Before discussing the chief point argued, we will consider others urged by appellee in support of the ruling. It is not necessary in Alabama, since or before the adoption of what is section 8049, Code, in a deceit count or pleas of set-off to allege that the misrepresentation which is the basis of the deceit was made with the intent to deceive, or with knowledge of its falsity, when the other elements exist. Cartwright v. Braly,
Pleas 6, 7, and 8 contain the allegations that there was a material representation as to plaintiff's age, intended to induce defendant to sell plaintiff an automobile; that defendant acted in reliance upon such representation; that it was false and was known by plaintiff to be false. In the case of King v. Livingston Mfg. Co.,
Plea 10 does not allege that plaintiff made the representation to induce defendant to act, or that defendant relied or acted on it. It is not sufficient merely to allege that "plaintiff wrongfully and by fraudulent representations obtained from the defendant" the car, to the injury of defendant. The facts on which the fraud is predicated must be alleged as illustrated in pleas 6, 7, and 8. The allegation of negligence does not cure the defect. Plea 10 is defective on that account.
Such counterclaim as is set up in those pleas is not available under the general issue to the common counts. George v. Roberts,
It is also insisted that those pleas do not allege that defendant has been damaged in any material respect by the misrepresentations, in that they do not show that the depreciation in value affected defendant.
True injury, not merely nominal, is an element of deceit. Lowery v. Mutual Loan Society,
We now reach the point chiefly urged and argued by counsel for both parties: Is a minor liable in an action or cross-action for deceit in misrepresenting his age as an inducement to the purchase of an automobile, which he has a right to disaffirm, but which he has not done so far as the pleadings show? But this question has been argued by both counsel as though the pleadings do show such disaffirmance. We will therefore treat it as they have argued it.
The authorities are in irreconcilable conflict on the question, with what is said to be the majority holding the existence of liability in tort by the infant under those circumstances. Wisconsin Loan Finance Corporation v. Goodnough,
We have held that a misrepresentation of his age by an infant cannot estop him against a rescission, and that when he rescinds, and though he misrepresented his age to induce the trade, he is not liable for the use or detention of the car during his minority. McCarty-Greene Motor Co. v. McCluney,
On both of those propositions the authorities in other jurisdictions are in conflict. Sternlieb v. Normandie National Securities Corporation,
On the other hand, the argument is that the law, and not the contract, imposes a liability for torts; that in this instance the duty is created by law, and not the contract, but by fraud in procuring a contract which the infant may and does disaffirm; that when he does so, there is no contract or contractual right which is even indirectly sought to be fastened on him, but one arising from his fraud; and that it did not grow out of the contract or in any way result from it.
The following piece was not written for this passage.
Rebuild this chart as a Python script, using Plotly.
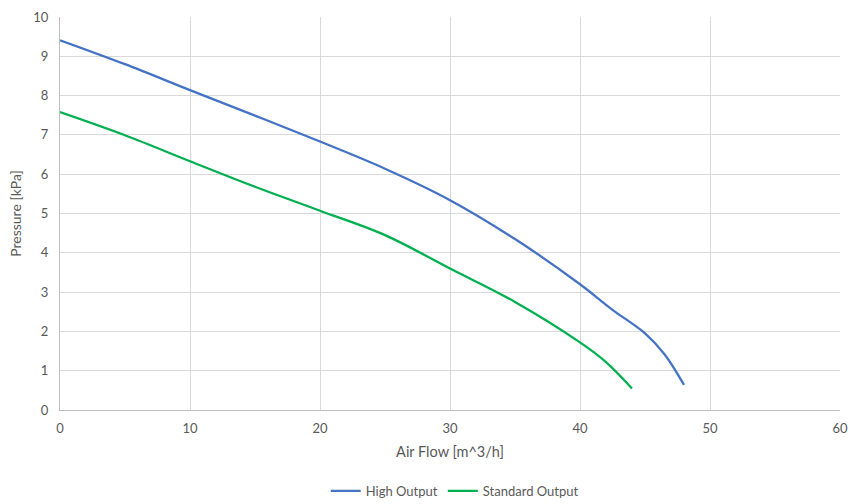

But in Alabama, as we have stated, when an infant disaffirms a contract for his purchase of property, and he is not denied that right because of his fraud, he is not accountable for his use or misuse, during infancy, of the property so procured. Such absence of liability is not merely incidental to any certain form of action, but inheres into his status of infancy, regardless of the procedure by which the claim is sought to be enforced against him, whether at law or in equity. So that on the merits of the question argued, we think the ruling of the court is free from error.
Affirmed.
ANDERSON, C. J., and GARDNER and BOULDIN, JJ., concur.